Sounds good to me. They are good eating.


----------



## SolarFlare

errrrror


----------



## SolarFlare

JMSUN said:


> Sounds good to me. They are good eating.


Really?


----------



## Seatmech86

I have not had the chance to try one yet and I do love some good catfish. I here it both ways from the locals, they're either nasty or good eatin'. I do plan on givin' them a shot but not before they sit a spell in some buttermilk. Everybody but everbody says that the hard heads are the real trash fish and I have not intentions on trying them. When I do, I'll give them a comparison to the hybrid cats from Steve's Farm since they seem to be the local favorite. And, if you didn't know, for farm raised they're pretty damn tasty.


----------



## parrothead

Sailcats are pretty goood fried up. You just need a few to have a good meal.You don't get alot of meat off them.

Scott


----------



## SolarFlare

parrothead said:


> Sailcats are pretty goood fried up. You just need a few to have a good meal.You don't get alot of meat off them.
> 
> Scott


I say again!


----------



## inshorecatch

I have a neighbor who loves them so thats where they go.


----------



## driver

be careful if you hook a hard head they can hurt you


----------



## JMSUN

driver said:


> be careful if you hook a hard head they can hurt you


You have that right!


----------



## gaffy

*Affirmative on Bay Pirate*

Bay Pirate, I couldn't agree more. :hang:

Gaffy


----------



## FishGolfDrink

I caught a really big one this weekend, thought it was a bull read. Got it up close to the side of the yak when the other rod went off.. i cut the line to the cat and a pretty big shark came up and destroyed it about 3 feet from my hands, scared the crap out of me.
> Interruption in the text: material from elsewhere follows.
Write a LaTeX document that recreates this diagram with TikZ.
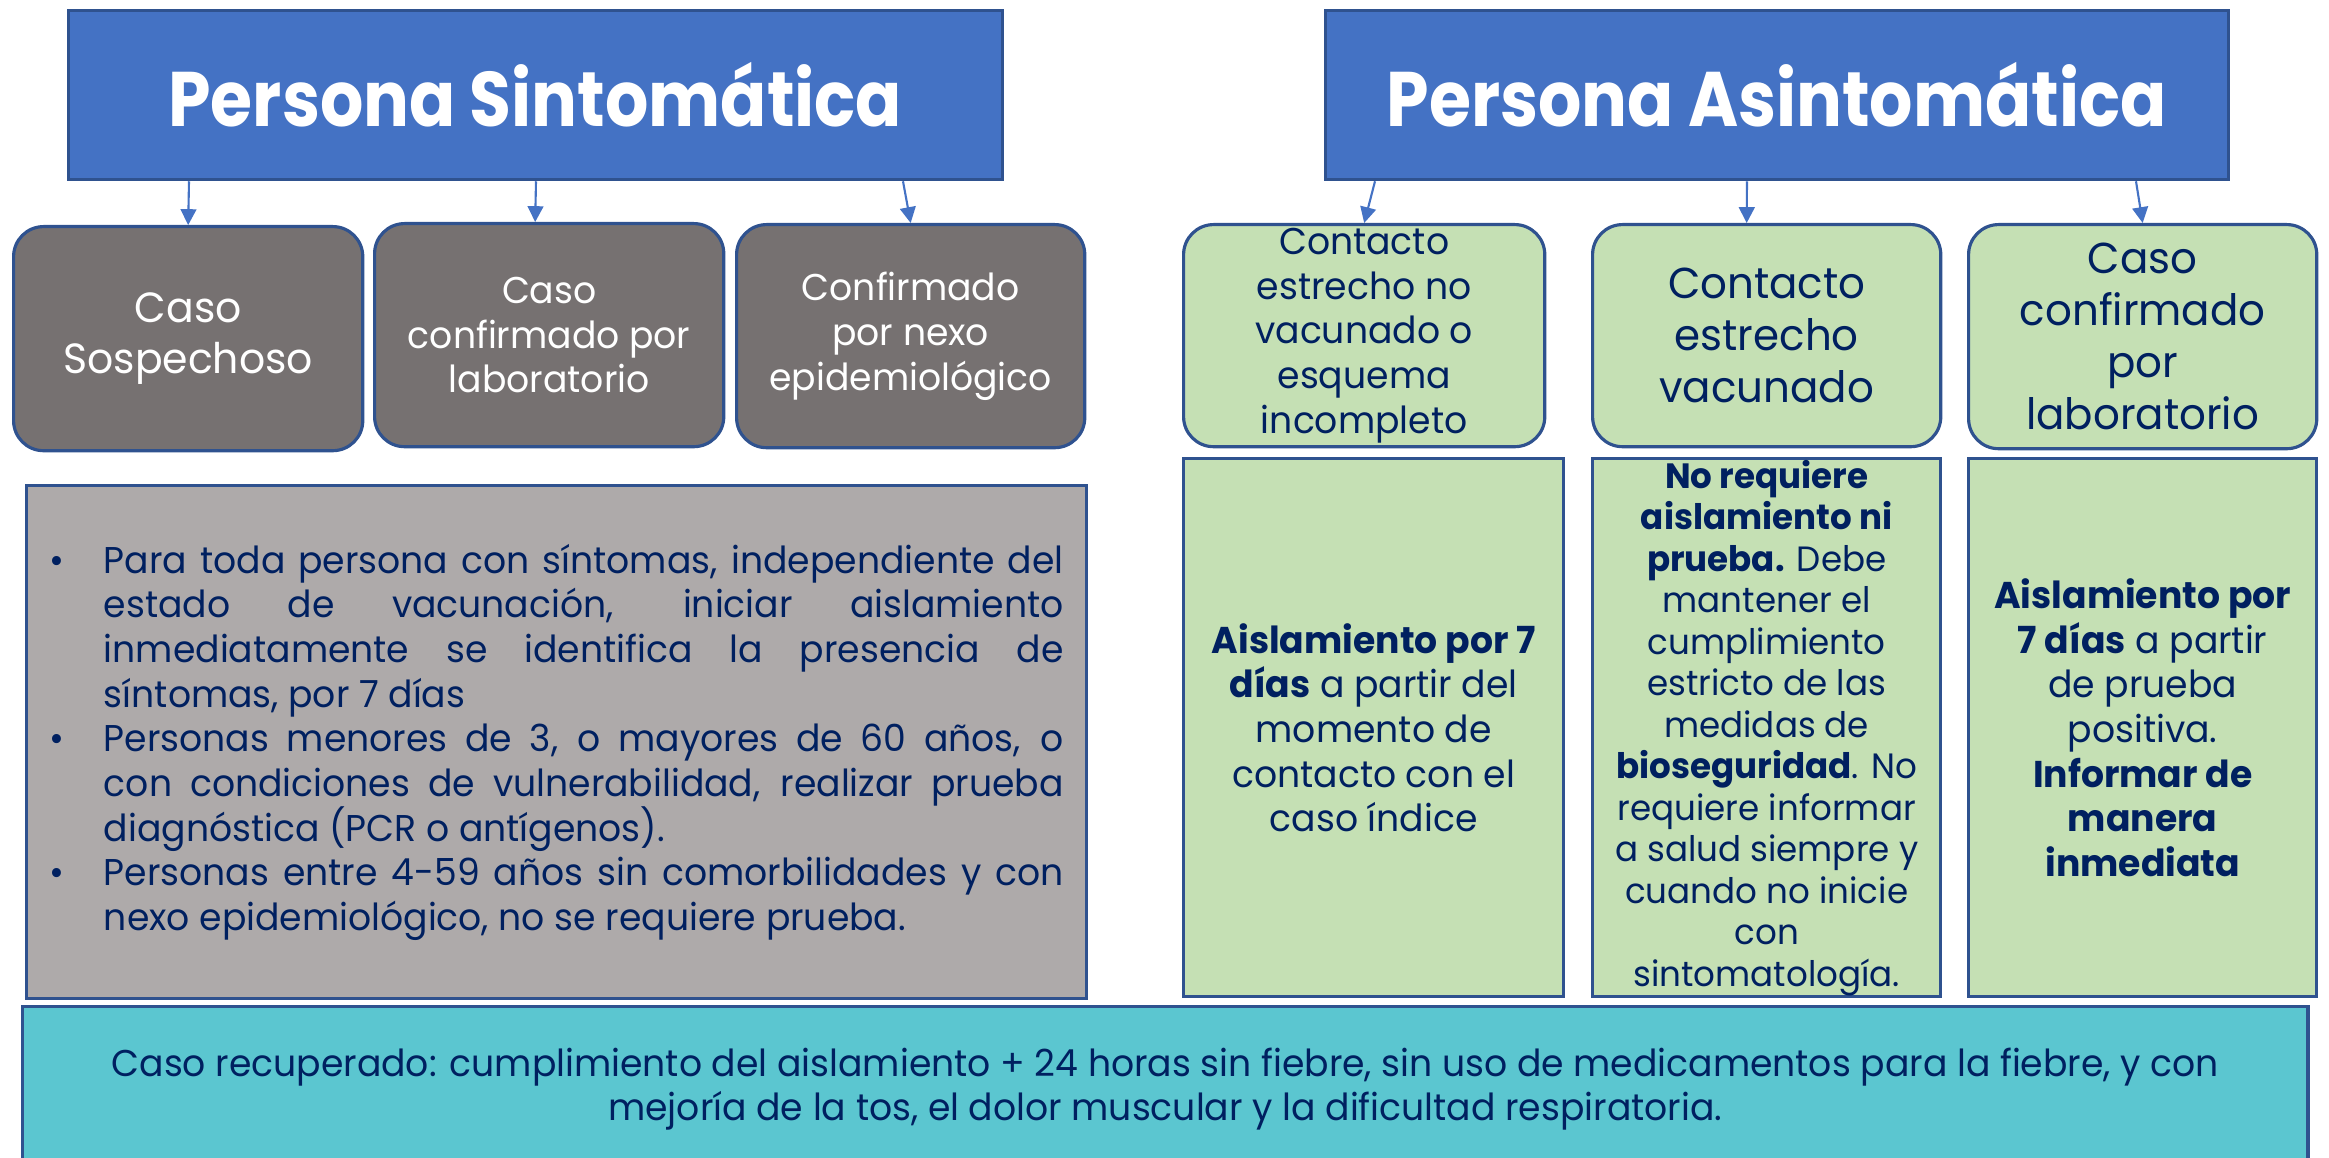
\documentclass[tikz,border=0pt]{standalone}
\usepackage{fontspec}
\setmainfont[FakeStretch=0.97]{Poppins}
\newfontfamily\titlefont[FakeStretch=0.88]{Poppins}
\usetikzlibrary{arrows.meta}
\definecolor{titleblue}{HTML}{4472C4}
\definecolor{edgeblue}{HTML}{2F528F}
\definecolor{casegray}{HTML}{767171}
\definecolor{notegray}{HTML}{AEAAAA}
\definecolor{notegreen}{HTML}{C5E0B4}
\definecolor{notecyan}{HTML}{5BC6D0}
\definecolor{navy}{HTML}{002060}
\newcommand{\punto}{\hangindent=15.6pt\hangafter=1\noindent\makebox[15.6pt][l]{\textbullet}}
\begin{document}
\begin{tikzpicture}[x=0.01cm,y=-0.01cm,
  every node/.style={anchor=north west,inner sep=0pt,align=center},
  titlebox/.style={draw=edgeblue,line width=0.9pt,fill=titleblue,text=white,font=\fontsize{22}{26}\titlefont\bfseries},
  casebox/.style={draw=edgeblue,line width=0.9pt,rounded corners=0.3cm,fill=casegray,text=white,font=\fontsize{10.6}{12.7}\selectfont},
  greenbox/.style={draw=edgeblue,line width=0.9pt,rounded corners=0.3cm,fill=notegreen,text=navy,font=\fontsize{12.3}{14.8}\selectfont},
  notebox/.style={draw=edgeblue,line width=0.9pt,text=navy,font=\fontsize{10.6}{12.7}\selectfont},
  flecha/.style={-{Triangle[length=4.5pt,width=4.5pt]},line width=0.6pt,titleblue}]
 \useasboundingbox (0,0) rectangle (2329,1158);
 %
 \node[titlebox,minimum width=9.33cm,minimum height=1.69cm] (sinto) at (67,9) {Persona Sintomática};
 \node[titlebox,minimum width=9.02cm,minimum height=1.69cm] (asinto) at (1324,9) {Persona Asintomática};
 %
 \node[casebox,minimum width=3.49cm,minimum height=2.24cm,font=\fontsize{12}{14.3}\selectfont] (sosp) at (12,225) {Caso\\Sospechoso};
 \node[casebox,minimum width=3.49cm,minimum height=2.23cm] (lab) at (373,222) {Caso\\confirmado por\\laboratorio};
 \node[casebox,minimum width=3.48cm,minimum height=2.23cm] (nexo) at (735,223) {Confirmado\\por nexo\\epidemiológico};
 %
 \node[greenbox,minimum width=3.61cm,minimum height=2.22cm,font=\fontsize{10.6}{12.7}\selectfont] (nova) at (1182,223) {Contacto\\estrecho no\\vacunado o\\esquema\\incompleto};
 \node[greenbox,minimum width=3.48cm,minimum height=2.22cm] (vacu) at (1591,223) {Contacto\\estrecho\\vacunado};
 \node[greenbox,minimum width=3.48cm,minimum height=2.24cm] (conf) at (1967,223) {Caso\\confirmado\\por\\laboratorio};
 %
 \draw[flecha] (sinto.south west) ++(122,0) -- (sosp.north);
 \draw[flecha] (sinto.south west) ++(469,0) -- ([xshift=-0.14cm]lab.north);
 \draw[flecha] (sinto.south west) ++(836,0) -- (nexo.north);
 \draw[flecha] (asinto.south west) ++(51,0) -- (nova.north);
 \draw[flecha] (asinto.south west) ++(423,0) -- ([xshift=-0.2cm]vacu.north);
 \draw[flecha] (asinto.south west) ++(812,0) -- (conf.north);
 %
 \node[notebox,fill=notegray,minimum width=10.59cm,minimum height=5.13cm,text width=10.14cm,align=justify] (pauta) at (25,484) {%
  \hyphenpenalty=10000
  \punto Para toda persona con síntomas, independiente del\linebreak estado de vacunación, iniciar aislamiento\linebreak inmediatamente se identifica la presencia de\linebreak síntomas, por 7 días\par
  \punto Personas menores de 3, o mayores de 60 años, o\linebreak con condiciones de vulnerabilidad, realizar prueba\linebreak diagnóstica (PCR o antígenos).\par
  \punto Personas entre 4-59 años sin comorbilidades y con\linebreak nexo epidemiológico, no se requiere prueba.\par};
 %
 \node[notebox,fill=notegreen,minimum width=3.80cm,minimum height=5.38cm] (aisla) at (1182,457) {\textbf{Aislamiento por 7}\\\textbf{días} a partir del\\momento de\\contacto con el\\caso índice};
 \node[notebox,fill=notegreen,minimum width=3.48cm,minimum height=5.38cm,font=\fontsize{10}{11.8}\selectfont] (norq) at (1591,457) {\textbf{No requiere}\\\textbf{aislamiento ni}\\\textbf{prueba.} Debe\\mantener el\\cumplimiento\\estricto de las\\medidas de\\\textbf{bioseguridad}. No\\requiere informar\\a salud siempre y\\cuando no inicie\\con\\sintomatología.};
 \node[notebox,fill=notegreen,minimum width=3.48cm,minimum height=5.38cm] (infor) at (1967,457) {\textbf{Aislamiento por}\\\textbf{7 días} a partir\\de prueba\\positiva.\\\textbf{Informar de}\\\textbf{manera}\\\textbf{inmediata}};
 %
 \node[notebox,fill=notecyan,minimum width=22.84cm,minimum height=1.65cm] (recup) at (21,1005) {Caso recuperado: cumplimiento del aislamiento + 24 horas sin fiebre, sin uso de medicamentos para la fiebre, y con\\mejoría de la tos, el dolor muscular y la dificultad respiratoria.};
\end{tikzpicture}
\end{document}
You guys go ahead and eat them all.. i caught tons of them this weekend. If the GCKFA had a catfish class, I would be feeling really good right now..lol


----------



## captwesrozier

i eat both the sailcat and the hard head cat.

fillet...skin...cut blood line out soak in whole milk or butter milk...cut in strips and deep fry. both are very good.

i had some anglers the other day and we caught a couple of sail cats and they wanted to try so we kept them. then they caught a couple of hard heads and we kept them. told them how to cook. they called me back that night and wanted to know the limit on catfish. i said 100 person. they said good cause they ate what i cleaned and loved them. they were going to the beach to catch more.

capt wes rozier
850-982-7858
http://www.captwesrozier.com


----------



## N2FISHN

:thumbdown: try picking out 20 hard head catfish from your cast net


----------